◆ **Data lines**
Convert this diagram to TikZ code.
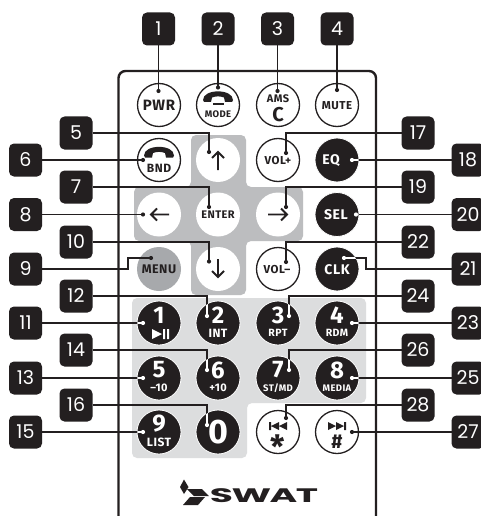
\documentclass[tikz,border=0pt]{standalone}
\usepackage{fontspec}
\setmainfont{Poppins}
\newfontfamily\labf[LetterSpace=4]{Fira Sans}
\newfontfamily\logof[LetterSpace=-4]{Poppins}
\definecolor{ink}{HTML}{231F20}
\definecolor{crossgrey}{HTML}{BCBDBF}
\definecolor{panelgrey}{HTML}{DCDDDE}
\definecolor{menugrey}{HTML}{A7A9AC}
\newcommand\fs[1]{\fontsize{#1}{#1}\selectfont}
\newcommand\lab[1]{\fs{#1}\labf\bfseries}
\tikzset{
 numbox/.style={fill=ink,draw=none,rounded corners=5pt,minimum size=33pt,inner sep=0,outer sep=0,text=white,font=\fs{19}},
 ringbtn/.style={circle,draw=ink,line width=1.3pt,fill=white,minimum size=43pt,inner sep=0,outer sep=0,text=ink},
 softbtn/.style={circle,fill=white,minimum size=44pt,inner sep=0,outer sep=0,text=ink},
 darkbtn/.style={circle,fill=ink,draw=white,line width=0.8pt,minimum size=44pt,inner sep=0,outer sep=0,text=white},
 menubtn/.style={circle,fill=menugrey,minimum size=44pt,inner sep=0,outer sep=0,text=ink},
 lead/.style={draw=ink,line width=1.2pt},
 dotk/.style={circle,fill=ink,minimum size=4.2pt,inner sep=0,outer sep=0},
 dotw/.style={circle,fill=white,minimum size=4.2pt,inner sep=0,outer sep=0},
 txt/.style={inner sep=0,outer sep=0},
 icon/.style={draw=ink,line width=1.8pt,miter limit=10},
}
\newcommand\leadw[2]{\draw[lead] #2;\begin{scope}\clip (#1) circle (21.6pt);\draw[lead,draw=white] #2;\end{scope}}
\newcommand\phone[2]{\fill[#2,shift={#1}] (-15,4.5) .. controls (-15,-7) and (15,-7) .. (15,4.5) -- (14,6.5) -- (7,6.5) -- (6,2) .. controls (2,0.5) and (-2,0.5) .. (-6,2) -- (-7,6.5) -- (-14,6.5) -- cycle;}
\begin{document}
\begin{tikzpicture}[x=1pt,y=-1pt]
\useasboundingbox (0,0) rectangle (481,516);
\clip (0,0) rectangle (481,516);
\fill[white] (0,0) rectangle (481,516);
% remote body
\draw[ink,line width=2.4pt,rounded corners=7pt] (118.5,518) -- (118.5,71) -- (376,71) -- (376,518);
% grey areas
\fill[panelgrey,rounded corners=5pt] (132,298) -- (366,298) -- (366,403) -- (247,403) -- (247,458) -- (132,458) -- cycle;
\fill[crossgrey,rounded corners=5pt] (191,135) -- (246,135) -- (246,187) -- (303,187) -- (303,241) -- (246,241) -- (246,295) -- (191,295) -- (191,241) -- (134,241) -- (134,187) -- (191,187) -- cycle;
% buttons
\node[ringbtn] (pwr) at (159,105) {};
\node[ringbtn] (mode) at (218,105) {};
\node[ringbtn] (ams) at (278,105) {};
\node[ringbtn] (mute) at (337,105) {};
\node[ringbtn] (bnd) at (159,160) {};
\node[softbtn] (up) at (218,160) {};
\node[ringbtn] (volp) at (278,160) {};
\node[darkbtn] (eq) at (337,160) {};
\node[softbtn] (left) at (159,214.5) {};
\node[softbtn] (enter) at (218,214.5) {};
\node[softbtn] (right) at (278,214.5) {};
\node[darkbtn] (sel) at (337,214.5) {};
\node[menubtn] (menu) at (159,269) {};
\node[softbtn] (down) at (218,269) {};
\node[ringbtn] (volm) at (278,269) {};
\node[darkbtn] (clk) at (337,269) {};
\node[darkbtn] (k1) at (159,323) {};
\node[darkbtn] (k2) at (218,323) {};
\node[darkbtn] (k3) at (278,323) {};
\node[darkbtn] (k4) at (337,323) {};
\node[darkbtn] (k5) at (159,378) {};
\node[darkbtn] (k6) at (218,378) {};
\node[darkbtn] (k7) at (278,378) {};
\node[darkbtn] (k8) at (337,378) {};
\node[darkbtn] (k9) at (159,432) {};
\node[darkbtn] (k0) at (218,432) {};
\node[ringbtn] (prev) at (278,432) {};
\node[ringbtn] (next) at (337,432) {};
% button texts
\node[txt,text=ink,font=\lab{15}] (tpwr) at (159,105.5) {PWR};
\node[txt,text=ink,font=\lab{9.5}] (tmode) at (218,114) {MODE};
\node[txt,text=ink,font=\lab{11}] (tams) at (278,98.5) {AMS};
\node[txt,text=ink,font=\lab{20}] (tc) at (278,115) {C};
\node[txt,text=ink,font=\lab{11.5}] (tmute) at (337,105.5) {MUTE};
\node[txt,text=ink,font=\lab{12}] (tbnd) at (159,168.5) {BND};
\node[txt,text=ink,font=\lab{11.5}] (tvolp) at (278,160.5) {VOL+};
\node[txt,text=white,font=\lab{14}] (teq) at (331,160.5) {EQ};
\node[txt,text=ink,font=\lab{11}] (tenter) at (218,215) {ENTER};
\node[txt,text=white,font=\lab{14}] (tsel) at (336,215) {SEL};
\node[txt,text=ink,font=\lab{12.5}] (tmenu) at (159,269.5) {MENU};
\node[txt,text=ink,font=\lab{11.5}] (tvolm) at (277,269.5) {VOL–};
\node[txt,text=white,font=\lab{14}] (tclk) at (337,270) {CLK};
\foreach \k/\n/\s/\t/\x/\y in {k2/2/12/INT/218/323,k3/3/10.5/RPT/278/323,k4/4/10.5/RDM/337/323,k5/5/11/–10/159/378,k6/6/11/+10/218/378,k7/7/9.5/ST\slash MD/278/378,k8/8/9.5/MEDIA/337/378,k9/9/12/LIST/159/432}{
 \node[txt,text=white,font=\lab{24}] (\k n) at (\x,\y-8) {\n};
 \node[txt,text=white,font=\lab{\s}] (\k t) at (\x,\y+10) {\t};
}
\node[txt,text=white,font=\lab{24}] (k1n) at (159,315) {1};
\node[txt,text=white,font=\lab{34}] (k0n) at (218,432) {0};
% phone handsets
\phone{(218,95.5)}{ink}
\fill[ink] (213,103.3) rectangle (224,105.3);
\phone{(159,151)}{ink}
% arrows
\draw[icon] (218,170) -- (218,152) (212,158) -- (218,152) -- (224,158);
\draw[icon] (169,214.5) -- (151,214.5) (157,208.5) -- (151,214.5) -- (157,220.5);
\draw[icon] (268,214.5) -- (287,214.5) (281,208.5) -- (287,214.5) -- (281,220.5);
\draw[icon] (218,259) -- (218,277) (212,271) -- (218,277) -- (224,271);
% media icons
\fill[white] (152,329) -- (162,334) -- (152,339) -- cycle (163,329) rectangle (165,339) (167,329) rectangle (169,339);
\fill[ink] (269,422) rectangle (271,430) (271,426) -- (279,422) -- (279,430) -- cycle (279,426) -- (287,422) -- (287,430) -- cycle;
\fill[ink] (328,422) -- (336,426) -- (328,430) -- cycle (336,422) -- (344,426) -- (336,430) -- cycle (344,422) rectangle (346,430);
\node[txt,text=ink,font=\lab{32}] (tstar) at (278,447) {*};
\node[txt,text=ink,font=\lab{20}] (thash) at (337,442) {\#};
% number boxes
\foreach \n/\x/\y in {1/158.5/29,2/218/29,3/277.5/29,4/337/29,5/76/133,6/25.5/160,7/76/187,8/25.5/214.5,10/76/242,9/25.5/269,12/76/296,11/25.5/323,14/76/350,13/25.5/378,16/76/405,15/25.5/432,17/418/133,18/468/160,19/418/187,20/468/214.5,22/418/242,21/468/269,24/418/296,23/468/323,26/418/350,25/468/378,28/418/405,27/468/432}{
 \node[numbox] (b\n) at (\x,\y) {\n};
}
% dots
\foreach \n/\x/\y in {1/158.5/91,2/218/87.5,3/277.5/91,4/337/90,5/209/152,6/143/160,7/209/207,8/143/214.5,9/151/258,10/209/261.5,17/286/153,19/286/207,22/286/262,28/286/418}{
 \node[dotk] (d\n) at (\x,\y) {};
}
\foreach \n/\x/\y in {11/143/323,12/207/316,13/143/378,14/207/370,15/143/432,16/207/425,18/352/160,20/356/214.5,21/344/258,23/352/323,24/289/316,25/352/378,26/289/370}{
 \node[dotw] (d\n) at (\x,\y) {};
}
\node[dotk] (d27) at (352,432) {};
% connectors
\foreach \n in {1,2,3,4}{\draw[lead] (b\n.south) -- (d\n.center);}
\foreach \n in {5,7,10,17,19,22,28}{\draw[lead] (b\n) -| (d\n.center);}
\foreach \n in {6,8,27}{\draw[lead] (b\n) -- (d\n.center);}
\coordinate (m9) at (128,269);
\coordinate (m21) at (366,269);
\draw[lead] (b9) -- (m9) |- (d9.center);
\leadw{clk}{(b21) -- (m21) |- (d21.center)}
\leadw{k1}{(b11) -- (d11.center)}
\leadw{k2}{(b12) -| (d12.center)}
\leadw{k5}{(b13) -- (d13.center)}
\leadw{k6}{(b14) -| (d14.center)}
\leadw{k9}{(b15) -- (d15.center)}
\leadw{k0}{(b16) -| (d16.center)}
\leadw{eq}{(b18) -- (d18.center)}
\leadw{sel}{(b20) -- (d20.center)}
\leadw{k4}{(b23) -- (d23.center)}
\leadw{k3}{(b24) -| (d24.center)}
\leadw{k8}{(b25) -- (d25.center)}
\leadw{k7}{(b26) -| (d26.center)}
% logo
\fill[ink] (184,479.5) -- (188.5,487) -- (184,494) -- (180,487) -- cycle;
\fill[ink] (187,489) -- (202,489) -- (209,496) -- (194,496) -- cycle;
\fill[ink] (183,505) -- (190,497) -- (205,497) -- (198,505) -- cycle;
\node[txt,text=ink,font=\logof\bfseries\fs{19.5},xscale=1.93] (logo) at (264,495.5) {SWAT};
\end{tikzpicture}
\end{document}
...
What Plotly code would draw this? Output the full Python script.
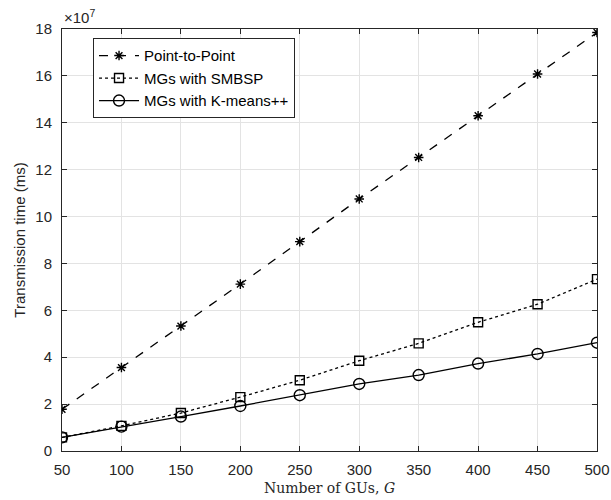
==
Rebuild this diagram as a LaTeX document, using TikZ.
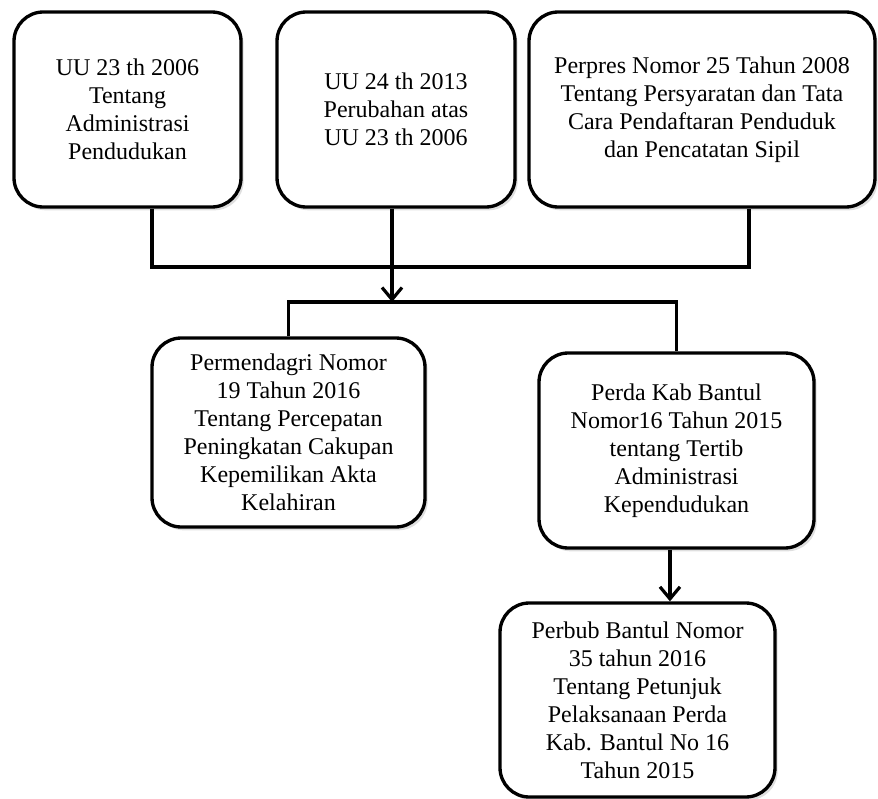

◆ **Aim of the exercise**
State how many lines of the records hold the string "this", and nothing else.

◆ **Answer to the problem**
3